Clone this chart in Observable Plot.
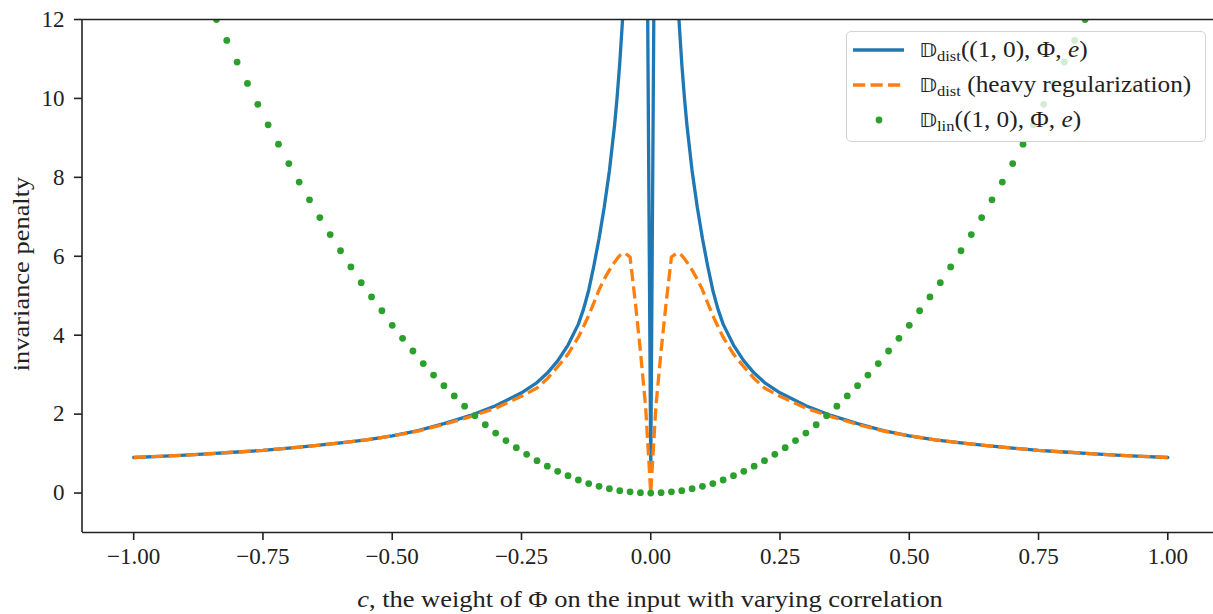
<!DOCTYPE html>
<html><head><meta charset="utf-8">
<script src="https://cdn.jsdelivr.net/npm/d3@7"></script>
<script src="https://cdn.jsdelivr.net/npm/@observablehq/plot@0.6"></script>
<style>
body{margin:0;background:#fff;}
#wrap{position:relative;width:1213px;height:614px;overflow:hidden;font-family:"Liberation Serif","DejaVu Serif",serif;color:#222;}
#legend{position:absolute;left:846px;top:31px;width:360px;height:111px;background:rgba(255,255,255,0.8);border:1.5px solid #d3d3d3;border-radius:5px;box-sizing:border-box;}
.row{position:absolute;left:0;height:30px;width:100%;}
.row svg{position:absolute;left:0;top:0;}
.row .t{position:absolute;left:72px;top:0;line-height:30px;font-size:23px;white-space:nowrap;transform:scaleX(1.1);transform-origin:0 50%;}
.bb{font-family:"DejaVu Sans","Noto Sans",sans-serif;font-size:20px;}
sub{font-size:15px;vertical-align:-4px;line-height:0;}
#ylab{position:absolute;left:22px;top:274px;transform:translate(-50%,-50%) rotate(-90deg) scaleX(1.15);font-size:23px;white-space:nowrap;}
#xlab{position:absolute;left:650px;top:600px;transform:translate(-50%,-50%) scaleX(1.15);font-size:23px;white-space:nowrap;}
</style></head><body><div id="wrap"></div>
<script>
// c values for the two D_dist curves
const cDist = [-1, -0.95, -0.9, -0.85, -0.8, -0.75, -0.7, -0.65, -0.6, -0.55, -0.5, -0.45, -0.4, -0.35, -0.3, -0.25, -0.22, -0.2, -0.18, -0.16, -0.14, -0.13, -0.12, -0.11, -0.1, -0.09, -0.08, -0.07, -0.065, -0.06, -0.055, -0.05, -0.04, -0.03, -0.02, -0.01,
  0,
  0.01, 0.02, 0.03, 0.04, 0.05, 0.055, 0.06, 0.065, 0.07, 0.08, 0.09, 0.1, 0.11, 0.12, 0.13, 0.14, 0.16, 0.18, 0.2, 0.22, 0.25, 0.3, 0.35, 0.4, 0.45, 0.5, 0.55, 0.6, 0.65, 0.7, 0.75, 0.8, 0.85, 0.9, 0.95, 1];
// D_dist((1,0), Phi, e)
const dist = [0.90, 0.93, 0.96, 1.00, 1.04, 1.08, 1.14, 1.20, 1.27, 1.35, 1.45, 1.58, 1.76, 1.96, 2.21, 2.54, 2.80, 3.04, 3.35, 3.75, 4.28, 4.66, 5.14, 5.76, 6.45, 7.24, 8.16, 9.32, 10.04, 10.88, 11.9, 13.05, 15.8, 19, 24, 20,
  0.6,
  20, 24, 19, 15.8, 13.05, 11.9, 10.88, 10.04, 9.32, 8.16, 7.24, 6.45, 5.76, 5.14, 4.66, 4.28, 3.75, 3.35, 3.04, 2.80, 2.54, 2.21, 1.96, 1.76, 1.58, 1.45, 1.35, 1.27, 1.20, 1.14, 1.08, 1.04, 1.00, 0.96, 0.93, 0.90];
// D_dist (heavy regularization)
const distHeavy = [0.90, 0.93, 0.96, 1.00, 1.04, 1.08, 1.14, 1.20, 1.27, 1.35, 1.45, 1.57, 1.74, 1.93, 2.15, 2.45, 2.66, 2.90, 3.20, 3.52, 3.95, 4.22, 4.50, 4.82, 5.15, 5.42, 5.65, 5.85, 5.94, 6.02, 6.07, 6.08, 5.98, 4.85, 3.60, 2.20,
  0,
  2.20, 3.60, 4.85, 5.98, 6.08, 6.07, 6.02, 5.94, 5.85, 5.65, 5.42, 5.15, 4.82, 4.50, 4.22, 3.95, 3.52, 3.20, 2.90, 2.66, 2.45, 2.15, 1.93, 1.74, 1.57, 1.45, 1.35, 1.27, 1.20, 1.14, 1.08, 1.04, 1.00, 0.96, 0.93, 0.90];
// c values for D_lin (dots)
const cLin = [-0.84, -0.82, -0.80, -0.78, -0.76, -0.74, -0.72, -0.70, -0.68, -0.66, -0.64, -0.62, -0.60, -0.58, -0.56, -0.54, -0.52, -0.50, -0.48, -0.46, -0.44, -0.42, -0.40, -0.38, -0.36, -0.34, -0.32, -0.30, -0.28, -0.26, -0.24, -0.22, -0.20, -0.18, -0.16, -0.14, -0.12, -0.10, -0.08, -0.06, -0.04, -0.02,
  0,
  0.02, 0.04, 0.06, 0.08, 0.10, 0.12, 0.14, 0.16, 0.18, 0.20, 0.22, 0.24, 0.26, 0.28, 0.30, 0.32, 0.34, 0.36, 0.38, 0.40, 0.42, 0.44, 0.46, 0.48, 0.50, 0.52, 0.54, 0.56, 0.58, 0.60, 0.62, 0.64, 0.66, 0.68, 0.70, 0.72, 0.74, 0.76, 0.78, 0.80, 0.82, 0.84];
// D_lin((1,0), Phi, e)
const lin = [12.0, 11.47, 10.92, 10.38, 9.85, 9.33, 8.84, 8.35, 7.88, 7.43, 6.98, 6.55, 6.14, 5.73, 5.33, 4.97, 4.62, 4.25, 3.92, 3.60, 3.28, 2.99, 2.72, 2.46, 2.20, 1.96, 1.73, 1.52, 1.33, 1.15, 0.98, 0.82, 0.68, 0.55, 0.44, 0.33, 0.24, 0.17, 0.11, 0.06, 0.03, 0.01,
  0,
  0.01, 0.03, 0.06, 0.11, 0.17, 0.24, 0.33, 0.44, 0.55, 0.68, 0.82, 0.98, 1.15, 1.33, 1.52, 1.73, 1.96, 2.20, 2.46, 2.72, 2.99, 3.28, 3.60, 3.92, 4.25, 4.62, 4.97, 5.33, 5.73, 6.14, 6.55, 6.98, 7.43, 7.88, 8.35, 8.84, 9.33, 9.85, 10.38, 10.92, 11.47, 12.0];

const xTicks = [-1, -0.75, -0.5, -0.25, 0, 0.25, 0.5, 0.75, 1];
const yTicks = [0, 2, 4, 6, 8, 10, 12];
const colors = ["#1f77b4", "#ff7f0e", "#2ca02c"];

const distData = cDist.map((c, i) => ({c, v: dist[i]}));
const heavyData = cDist.map((c, i) => ({c, v: distHeavy[i]}));
const linData = cLin.map((c, i) => ({c, v: lin[i]}));

const fmt = d => d.toFixed(2).replace("-", "\u2212");

const chart = Plot.plot({
  width: 1213, height: 614,
  marginLeft: 82, marginTop: 19, marginBottom: 82, marginRight: 0,
  x: {domain: [-1.1, 1.1], range: [81.5, 1219]},
  y: {domain: [-1, 12], range: [532, 19]},
  style: {fontFamily: '"Liberation Serif", serif', fontSize: "23px", color: "#222", background: "white"},
  marks: [
    Plot.line(distData, {x: "c", y: "v", stroke: colors[0], strokeWidth: 3.3, clip: true}),
    Plot.line(heavyData, {x: "c", y: "v", stroke: colors[1], strokeWidth: 3.3, strokeDasharray: "12.2,5.3", strokeLinecap: "butt", clip: true}),
    Plot.dot(linData, {x: "c", y: "v", r: 3.4, fill: colors[2], stroke: null, clip: true}),
    Plot.ruleX([-1.1], {stroke: "#222", strokeWidth: 1.6}),
    Plot.ruleY([-1], {stroke: "#222", strokeWidth: 1.6}),
    Plot.ruleY([12], {stroke: "#222", strokeWidth: 1.6}),
    Plot.axisX({ticks: xTicks, tickFormat: fmt, tickSize: 8, tickPadding: 7, label: null, strokeWidth: 1.6, stroke: "#222"}),
    Plot.axisY({ticks: yTicks, tickSize: 8, tickPadding: 10, label: null, strokeWidth: 1.6, stroke: "#222"})
  ]
});

const wrap = document.getElementById("wrap");
wrap.appendChild(chart);

const ylab = document.createElement("div");
ylab.id = "ylab"; ylab.textContent = "invariance penalty";
wrap.appendChild(ylab);
const xlab = document.createElement("div");
xlab.id = "xlab"; xlab.innerHTML = "<i>c</i>, the weight of Φ on the input with varying correlation";
wrap.appendChild(xlab);

// legend
const legend = document.createElement("div");
legend.id = "legend";
const rowsHtml = [
  {top: 3, sw: `<line x1="6" x2="57" y1="15" y2="15" stroke="${colors[0]}" stroke-width="3.3"/>`,
   txt: `<span class="bb">𝔻</span><sub>dist</sub>((1, 0), Φ, <i>e</i>)`},
  {top: 38, sw: `<line x1="6" x2="57" y1="15" y2="15" stroke="${colors[1]}" stroke-width="3.3" stroke-dasharray="12.2,5.3"/>`,
   txt: `<span class="bb">𝔻</span><sub>dist</sub> (heavy regularization)`},
  {top: 73, sw: `<circle cx="32" cy="15" r="3.4" fill="${colors[2]}"/>`,
   txt: `<span class="bb">𝔻</span><sub>lin</sub>((1, 0), Φ, <i>e</i>)`}
];
legend.innerHTML = rowsHtml.map(r => `<div class="row" style="top:${r.top}px"><svg width="65" height="30">${r.sw}</svg><div class="t">${r.txt}</div></div>`).join("");
wrap.appendChild(legend);
</script>
</body></html>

********************

Exercise objective:
From the listing above, copy all lines holding the word "chart".

Solution:
Clone this chart in Observable Plot.
const chart = Plot.plot({
wrap.appendChild(chart);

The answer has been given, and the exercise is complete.